INSTRUCTION: Starting with the first line below, extract each line through the one that contains "85, 90, 95];", inclusive, excluding pictures.

INFORMATION SUPPLIED:

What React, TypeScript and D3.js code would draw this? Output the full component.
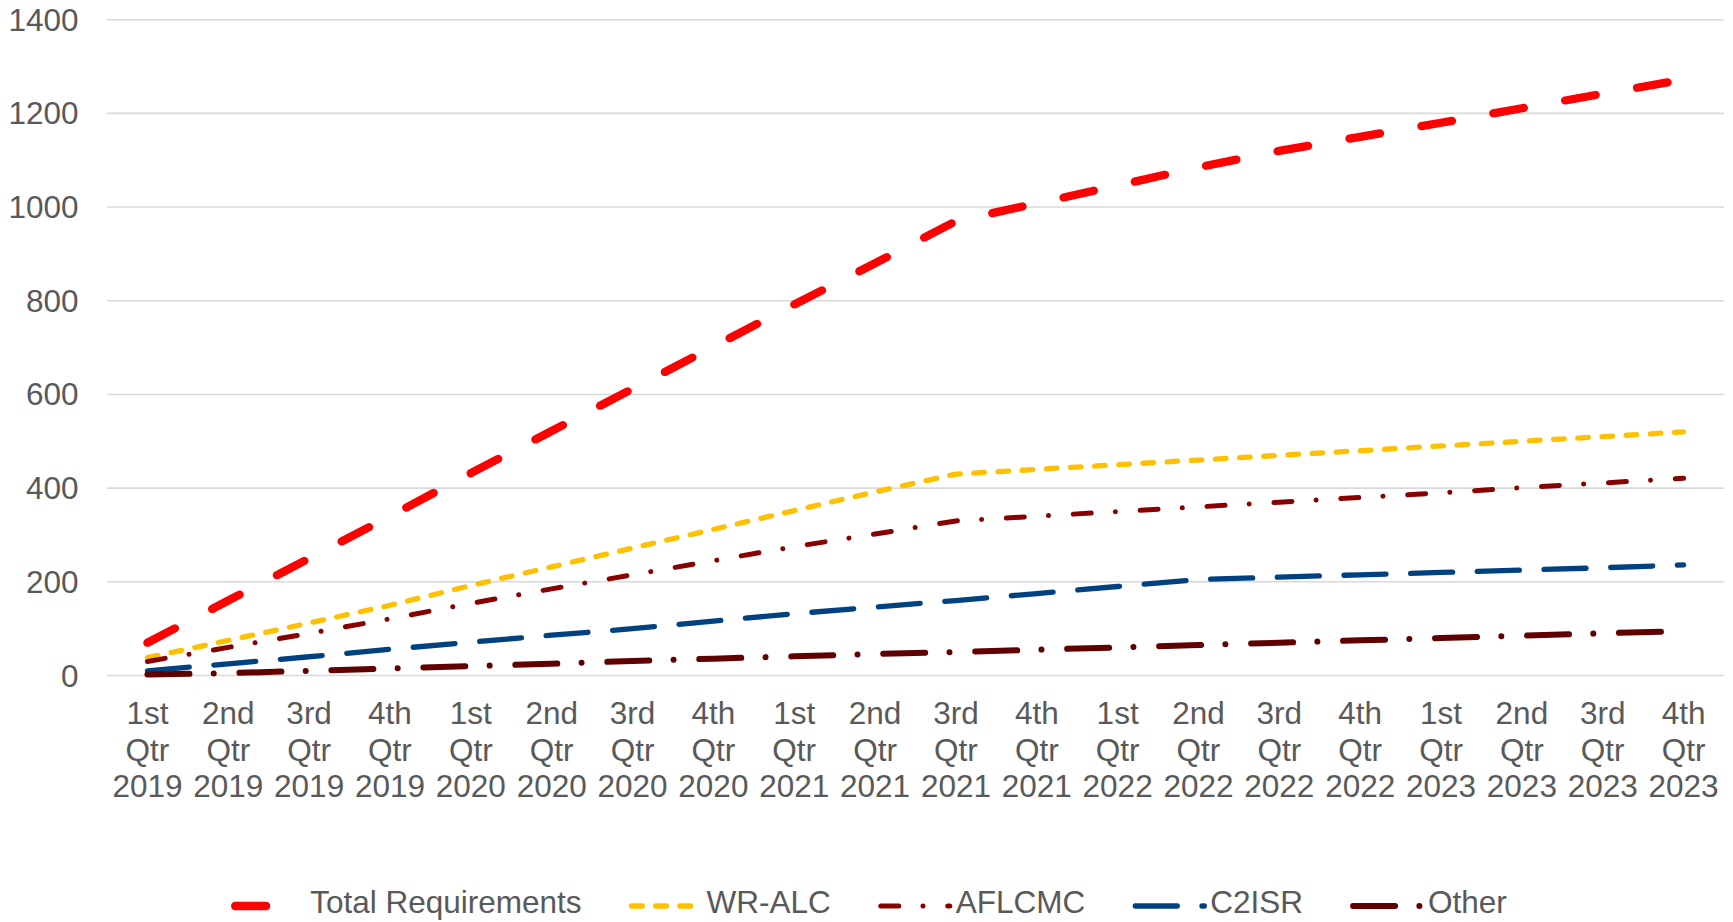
import { useMemo } from "react";
import * as d3 from "d3";

const categories = [
  "1st Qtr 2019", "2nd Qtr 2019", "3rd Qtr 2019", "4th Qtr 2019",
  "1st Qtr 2020", "2nd Qtr 2020", "3rd Qtr 2020", "4th Qtr 2020",
  "1st Qtr 2021", "2nd Qtr 2021", "3rd Qtr 2021", "4th Qtr 2021",
  "1st Qtr 2022", "2nd Qtr 2022", "3rd Qtr 2022", "4th Qtr 2022",
  "1st Qtr 2023", "2nd Qtr 2023", "3rd Qtr 2023", "4th Qtr 2023",
];

const totalRequirements = [70, 160, 250, 340, 432, 522, 612, 702, 792, 880, 970, 1008, 1046, 1085, 1120, 1150, 1180, 1211, 1242, 1272];
const wrAlc = [38, 75, 112, 150, 192, 232, 272, 312, 352, 392, 430, 440, 450, 460, 470, 480, 490, 500, 510, 520];
const aflcmc = [30, 60, 90, 121, 154, 185, 215, 245, 275, 302, 330, 340, 350, 360, 370, 380, 390, 401, 411, 421];
const c2isr = [10, 25, 40, 56, 71, 86, 100, 116, 132, 146, 160, 175, 190, 205, 210, 215, 220, 225, 230, 236];
const other = [2, 5, 10, 15, 20, 25, 31, 36, 41, 46, 50, 55, 60, 65, 70, 75, 80, 85, 90, 95];

const yTicks = [0, 200, 400, 600, 800, 1000, 1200, 1400];

const series = [
  { name: "Total Requirements", values: totalRequirements, color: "#FF0000", width: 8.3, dash: "31 42" },
  { name: "WR-ALC", values: wrAlc, color: "#FFC000", width: 5.3, dash: "10.7 13.5" },
  { name: "AFLCMC", values: aflcmc, color: "#880000", width: 5, dash: "18 24.2 0.01 24.8" },
  { name: "C2ISR", values: c2isr, color: "#00417F", width: 5.3, dash: "42 24.7" },
  { name: "Other", values: other, color: "#600000", width: 6, dash: "42 24.3 0.01 25.7" },
];

const W = 1733;
const H = 922;
const FONT = "'Liberation Sans', Arial, sans-serif";
const FS = 31.5;
const TEXT = "#595959";

function measure(text: string) {
  const ctx = document.createElement("canvas").getContext("2d");
  if (!ctx) return text.length * FS * 0.55;
  ctx.font = `${FS}px ${FONT}`;
  return ctx.measureText(text).width;
}

export default function App() {
  const x = d3.scaleBand<string>().domain(categories).range([107, 1724]);
  const y = d3.scaleLinear().domain([0, 1400]).range([675.5, 19.7]);
  const cx = (c: string) => (x(c) ?? 0) + x.bandwidth() / 2;

  const line = d3
    .line<number>()
    .x((_, i) => cx(categories[i]))
    .y((d) => y(d));

  // legend layout: sample line, then label, centred under the chart
  const legend = useMemo(() => {
    const sample = 69;
    const toText = 75;
    const gap = 50;
    const widths = series.map((s) => measure(s.name));
    const total = widths.reduce((a, w) => a + toText + w, 0) + gap * (series.length - 1);
    let pos = 869 - (total - 4) / 2;
    return series.map((s, i) => {
      const item = { ...s, x: pos, sample, textX: pos + toText };
      pos += toText + widths[i] + gap;
      return item;
    });
  }, []);

  return (
    <svg
      width={W}
      height={H}
      style={{ position: "absolute", left: 0, top: 0, background: "#fff" }}
      fontFamily={FONT}
    >
      <g>
        {yTicks.map((t) => (
          <line key={t} x1={107} x2={1724} y1={y(t)} y2={y(t)} stroke="#D9D9D9" strokeWidth={1.6} />
        ))}
        {yTicks.map((t) => (
          <text key={t} x={78.5} y={y(t)} dy="0.35em" textAnchor="end" fontSize={FS} fill={TEXT}>
            {t}
          </text>
        ))}
      </g>
      <g>
        {categories.map((c) => {
          const parts = c.split(" ");
          return (
            <text key={c} x={cx(c)} y={724} textAnchor="middle" fontSize={FS} fill={TEXT}>
              {parts.map((p, i) => (
                <tspan key={i} x={cx(c)} dy={i === 0 ? 0 : 36.5}>
                  {p}
                </tspan>
              ))}
            </text>
          );
        })}
      </g>
      <g fill="none" strokeLinecap="round" strokeLinejoin="round">
        {series.map((s) => (
          <path
            key={s.name}
            d={line(s.values) ?? ""}
            stroke={s.color}
            strokeWidth={s.width}
            strokeDasharray={s.dash}
          />
        ))}
      </g>
      <g>
        {legend.map((l) => (
          <g key={l.name}>
            <line
              x1={l.x}
              x2={l.x + l.sample}
              y1={906}
              y2={906}
              stroke={l.color}
              strokeWidth={l.width}
              strokeDasharray={l.dash}
              strokeLinecap="round"
            />
            <text x={l.textX} y={913} fontSize={FS} fill={TEXT}>
              {l.name}
            </text>
          </g>
        ))}
      </g>
    </svg>
  );
}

RESPONSE TO THIS TASK:
What React, TypeScript and D3.js code would draw this? Output the full component.
import { useMemo } from "react";
import * as d3 from "d3";

const categories = [
  "1st Qtr 2019", "2nd Qtr 2019", "3rd Qtr 2019", "4th Qtr 2019",
  "1st Qtr 2020", "2nd Qtr 2020", "3rd Qtr 2020", "4th Qtr 2020",
  "1st Qtr 2021", "2nd Qtr 2021", "3rd Qtr 2021", "4th Qtr 2021",
  "1st Qtr 2022", "2nd Qtr 2022", "3rd Qtr 2022", "4th Qtr 2022",
  "1st Qtr 2023", "2nd Qtr 2023", "3rd Qtr 2023", "4th Qtr 2023",
];

const totalRequirements = [70, 160, 250, 340, 432, 522, 612, 702, 792, 880, 970, 1008, 1046, 1085, 1120, 1150, 1180, 1211, 1242, 1272];
const wrAlc = [38, 75, 112, 150, 192, 232, 272, 312, 352, 392, 430, 440, 450, 460, 470, 480, 490, 500, 510, 520];
const aflcmc = [30, 60, 90, 121, 154, 185, 215, 245, 275, 302, 330, 340, 350, 360, 370, 380, 390, 401, 411, 421];
const c2isr = [10, 25, 40, 56, 71, 86, 100, 116, 132, 146, 160, 175, 190, 205, 210, 215, 220, 225, 230, 236];
const other = [2, 5, 10, 15, 20, 25, 31, 36, 41, 46, 50, 55, 60, 65, 70, 75, 80, 85, 90, 95];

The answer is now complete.